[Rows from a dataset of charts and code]
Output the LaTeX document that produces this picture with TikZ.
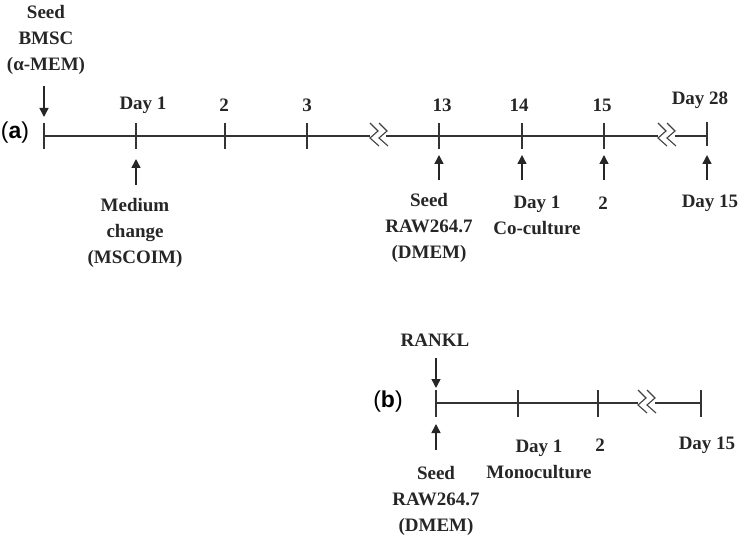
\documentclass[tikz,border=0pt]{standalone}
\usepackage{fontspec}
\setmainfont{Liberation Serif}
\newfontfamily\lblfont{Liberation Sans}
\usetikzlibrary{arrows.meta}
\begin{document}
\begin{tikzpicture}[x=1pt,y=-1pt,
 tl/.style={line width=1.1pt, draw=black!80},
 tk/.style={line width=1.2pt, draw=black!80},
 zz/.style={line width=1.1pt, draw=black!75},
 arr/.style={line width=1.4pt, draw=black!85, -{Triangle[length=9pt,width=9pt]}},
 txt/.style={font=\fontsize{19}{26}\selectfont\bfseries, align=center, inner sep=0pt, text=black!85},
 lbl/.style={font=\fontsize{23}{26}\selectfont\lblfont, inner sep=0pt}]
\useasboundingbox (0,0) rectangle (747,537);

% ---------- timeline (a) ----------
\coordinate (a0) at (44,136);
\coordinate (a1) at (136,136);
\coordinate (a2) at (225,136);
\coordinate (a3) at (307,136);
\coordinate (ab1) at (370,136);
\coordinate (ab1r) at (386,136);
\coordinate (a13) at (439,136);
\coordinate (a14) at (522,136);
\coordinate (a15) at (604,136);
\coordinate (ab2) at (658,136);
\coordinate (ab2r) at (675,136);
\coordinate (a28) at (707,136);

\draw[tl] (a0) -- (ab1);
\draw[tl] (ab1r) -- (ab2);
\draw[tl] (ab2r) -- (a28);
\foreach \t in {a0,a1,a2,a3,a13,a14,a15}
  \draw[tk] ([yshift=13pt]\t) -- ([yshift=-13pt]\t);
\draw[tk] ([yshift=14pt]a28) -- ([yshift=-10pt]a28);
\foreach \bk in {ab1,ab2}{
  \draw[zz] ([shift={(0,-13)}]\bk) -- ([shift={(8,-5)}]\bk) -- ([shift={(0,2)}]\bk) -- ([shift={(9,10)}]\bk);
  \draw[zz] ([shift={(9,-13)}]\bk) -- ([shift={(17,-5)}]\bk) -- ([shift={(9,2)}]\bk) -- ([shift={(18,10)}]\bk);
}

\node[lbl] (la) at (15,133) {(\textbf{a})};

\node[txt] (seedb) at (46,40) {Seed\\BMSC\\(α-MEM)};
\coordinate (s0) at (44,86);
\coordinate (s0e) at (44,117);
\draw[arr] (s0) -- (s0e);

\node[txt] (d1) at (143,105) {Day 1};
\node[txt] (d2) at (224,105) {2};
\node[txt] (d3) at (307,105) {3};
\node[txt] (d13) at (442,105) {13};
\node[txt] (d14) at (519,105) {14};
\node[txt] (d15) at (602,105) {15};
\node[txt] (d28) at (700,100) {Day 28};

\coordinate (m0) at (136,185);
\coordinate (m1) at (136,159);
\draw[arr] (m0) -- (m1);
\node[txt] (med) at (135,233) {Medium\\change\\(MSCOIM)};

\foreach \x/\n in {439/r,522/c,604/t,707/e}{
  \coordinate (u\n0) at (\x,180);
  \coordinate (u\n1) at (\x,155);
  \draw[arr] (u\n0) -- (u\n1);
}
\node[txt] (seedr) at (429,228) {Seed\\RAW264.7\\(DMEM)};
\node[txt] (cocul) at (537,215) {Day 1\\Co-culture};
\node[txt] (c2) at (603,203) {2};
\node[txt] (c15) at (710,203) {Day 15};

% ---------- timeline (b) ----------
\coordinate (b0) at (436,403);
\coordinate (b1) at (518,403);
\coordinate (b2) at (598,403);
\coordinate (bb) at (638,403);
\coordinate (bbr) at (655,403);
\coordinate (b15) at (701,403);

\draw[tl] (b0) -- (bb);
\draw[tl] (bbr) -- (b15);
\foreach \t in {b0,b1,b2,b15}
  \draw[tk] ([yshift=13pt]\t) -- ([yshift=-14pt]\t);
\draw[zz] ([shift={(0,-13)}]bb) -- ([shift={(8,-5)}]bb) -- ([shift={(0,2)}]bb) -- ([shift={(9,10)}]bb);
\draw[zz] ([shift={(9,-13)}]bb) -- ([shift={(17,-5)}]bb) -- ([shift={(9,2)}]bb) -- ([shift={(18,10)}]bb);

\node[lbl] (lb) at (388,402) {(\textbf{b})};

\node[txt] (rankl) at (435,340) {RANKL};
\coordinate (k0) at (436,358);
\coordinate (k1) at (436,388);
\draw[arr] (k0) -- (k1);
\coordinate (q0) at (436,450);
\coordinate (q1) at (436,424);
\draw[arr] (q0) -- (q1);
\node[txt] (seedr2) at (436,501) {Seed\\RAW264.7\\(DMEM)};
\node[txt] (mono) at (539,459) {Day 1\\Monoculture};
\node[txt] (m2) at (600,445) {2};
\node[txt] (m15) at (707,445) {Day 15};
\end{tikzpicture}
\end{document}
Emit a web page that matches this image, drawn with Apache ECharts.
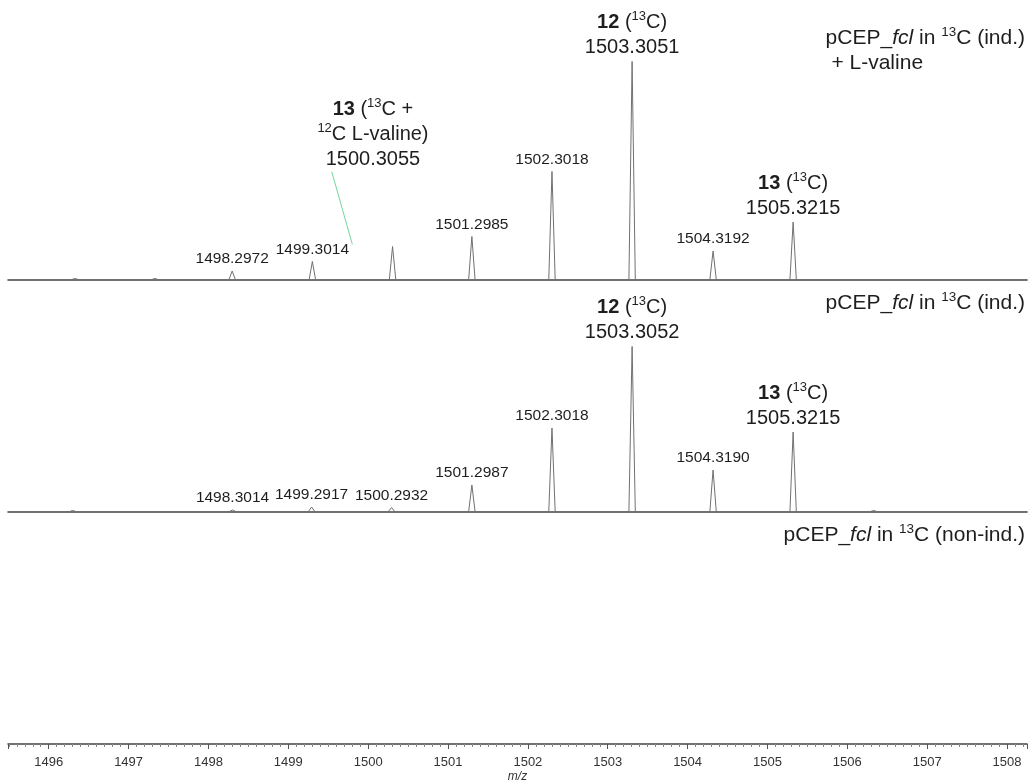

WRITTEN TASK:
The lines from the start of the entries above through the one containing "(s0) -- (s0e);" are to be retyped exactly, and no others. Pictures are left out.

RESPONSE TO THE TASK:
Output the LaTeX document that produces this picture with TikZ.
\documentclass[tikz,border=0pt]{standalone}
\usepackage{fontspec}
\setmainfont{Liberation Serif}
\newfontfamily\lblfont{Liberation Sans}
\usetikzlibrary{arrows.meta}
\begin{document}
\begin{tikzpicture}[x=1pt,y=-1pt,
 tl/.style={line width=1.1pt, draw=black!80},
 tk/.style={line width=1.2pt, draw=black!80},
 zz/.style={line width=1.1pt, draw=black!75},
 arr/.style={line width=1.4pt, draw=black!85, -{Triangle[length=9pt,width=9pt]}},
 txt/.style={font=\fontsize{19}{26}\selectfont\bfseries, align=center, inner sep=0pt, text=black!85},
 lbl/.style={font=\fontsize{23}{26}\selectfont\lblfont, inner sep=0pt}]
\useasboundingbox (0,0) rectangle (747,537);

% ---------- timeline (a) ----------
\coordinate (a0) at (44,136);
\coordinate (a1) at (136,136);
\coordinate (a2) at (225,136);
\coordinate (a3) at (307,136);
\coordinate (ab1) at (370,136);
\coordinate (ab1r) at (386,136);
\coordinate (a13) at (439,136);
\coordinate (a14) at (522,136);
\coordinate (a15) at (604,136);
\coordinate (ab2) at (658,136);
\coordinate (ab2r) at (675,136);
\coordinate (a28) at (707,136);

\draw[tl] (a0) -- (ab1);
\draw[tl] (ab1r) -- (ab2);
\draw[tl] (ab2r) -- (a28);
\foreach \t in {a0,a1,a2,a3,a13,a14,a15}
  \draw[tk] ([yshift=13pt]\t) -- ([yshift=-13pt]\t);
\draw[tk] ([yshift=14pt]a28) -- ([yshift=-10pt]a28);
\foreach \bk in {ab1,ab2}{
  \draw[zz] ([shift={(0,-13)}]\bk) -- ([shift={(8,-5)}]\bk) -- ([shift={(0,2)}]\bk) -- ([shift={(9,10)}]\bk);
  \draw[zz] ([shift={(9,-13)}]\bk) -- ([shift={(17,-5)}]\bk) -- ([shift={(9,2)}]\bk) -- ([shift={(18,10)}]\bk);
}

\node[lbl] (la) at (15,133) {(\textbf{a})};

\node[txt] (seedb) at (46,40) {Seed\\BMSC\\(α-MEM)};
\coordinate (s0) at (44,86);
\coordinate (s0e) at (44,117);
\draw[arr] (s0) -- (s0e);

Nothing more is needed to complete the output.